Chuck Holloway: Now one of the things, Will, if I am correct in reading this and listening to you, you formed, you joined Widgetbox after it had actually been founded.

Will Price: That’s correct. So there were three technical founders. They’d actually raised $10 million before I got there.

Chuck Holloway: Some from you.

Will Price: Some from me, I was the seed financier and then Sequoia did the A round and then Brent Jones and Tommy Vardell at Northgate did the B round. And at that point they were looking for a CEO and they did a nine month search and the last guy that we made the offer to, I told myself at the dinner if this guy doesn’t take the job, I’m doing it. He didn’t take the job.

Chuck Holloway: So, some different paths here, I mean starting their own company, going out and trying to find the idea, put the team together, versus joining a startup after it’s had the initial founders. The way we want to start this is to ask them a little bit about what led them to decide to follow an entrepreneurial path. Because many of you are in business school, or not in business school, you’re thinking about this and you’ve got a set of ideas in your head as to what it’s going to be like to be an entrepreneur. And then, what has been the biggest surprise for them as they joined the entrepreneurial world? So you got a vision, what led you to do this, and then, what’s been the biggest surprise once you jumped in? Let’s start with Nazila.

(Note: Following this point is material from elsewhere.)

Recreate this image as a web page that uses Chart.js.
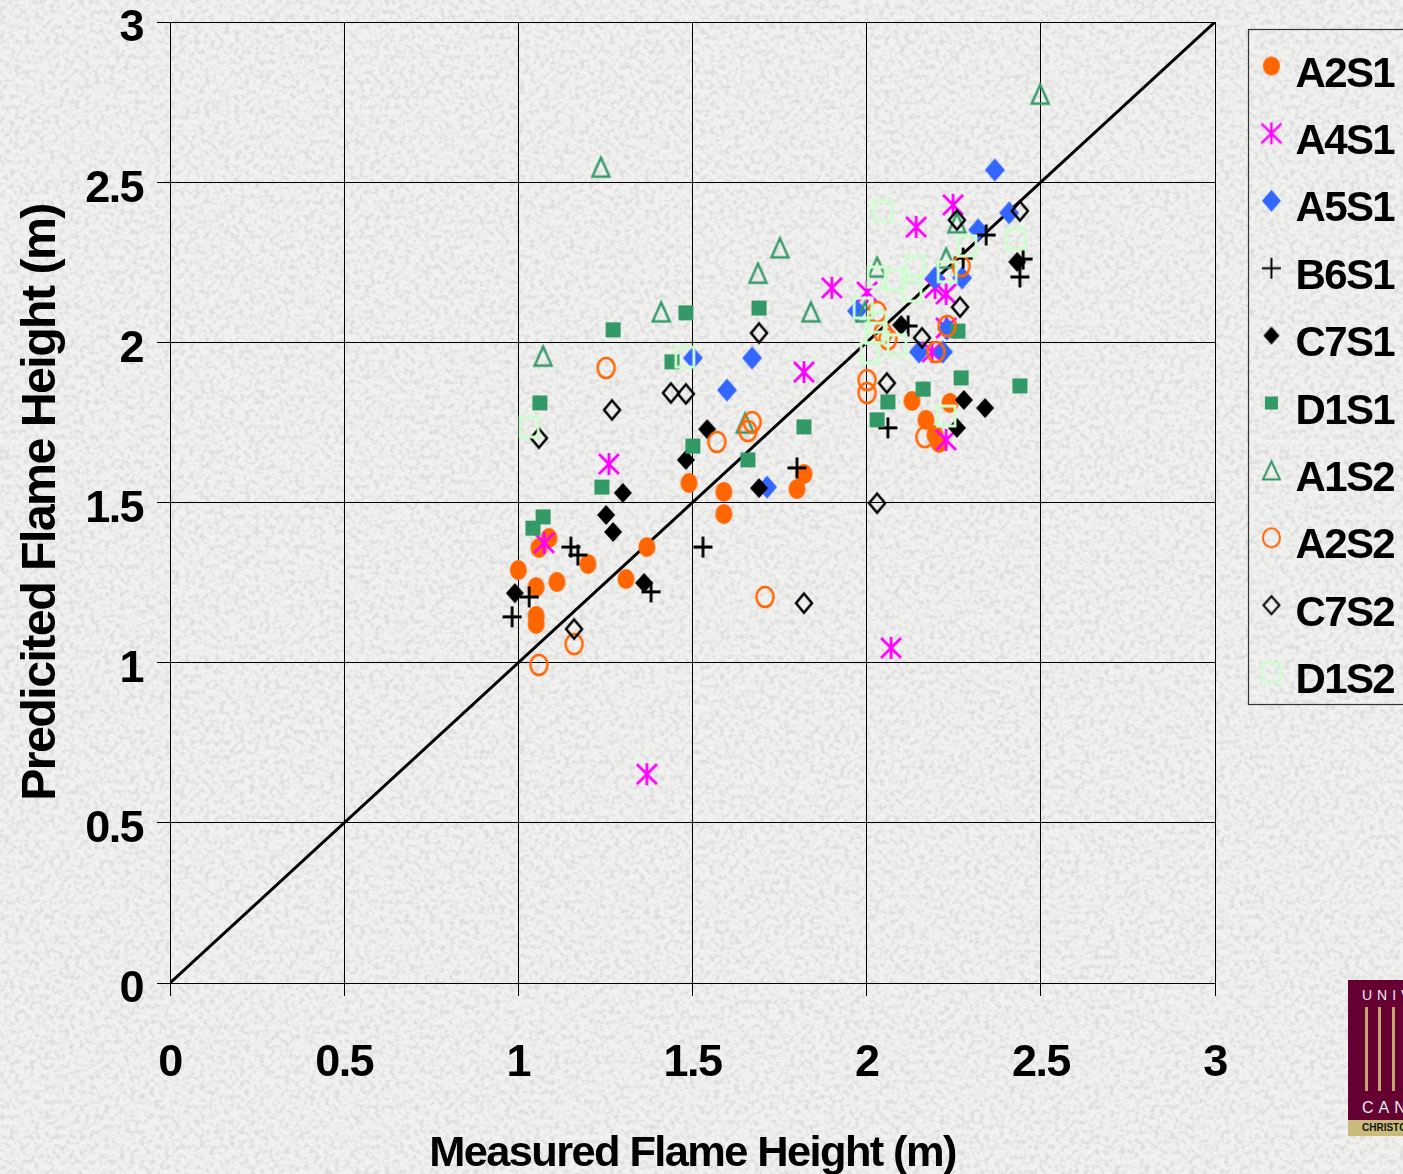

Nazila Alasti: So I think I touched on that. For me, my job was such a big part of my life that, unless I was very creative and had the freedom to do what I wanted to do, didn’t have to explain myself too much, I was unhappy. So I thought that a smaller environment, less bureaucratic environment would afford that. I wanted to be my own boss, and kind of live and die by the decisions that I made. I also like adrenaline, I like living on the edge. I like being pushed to make decisions. I felt that I had too much cushion at Apple, frankly, my decisions really didn’t make a difference. The juggernaut was going on, and I was doing my best but where was my contribution really. So those were some of the reasons that I decided to jump into the entrepreneurial pool.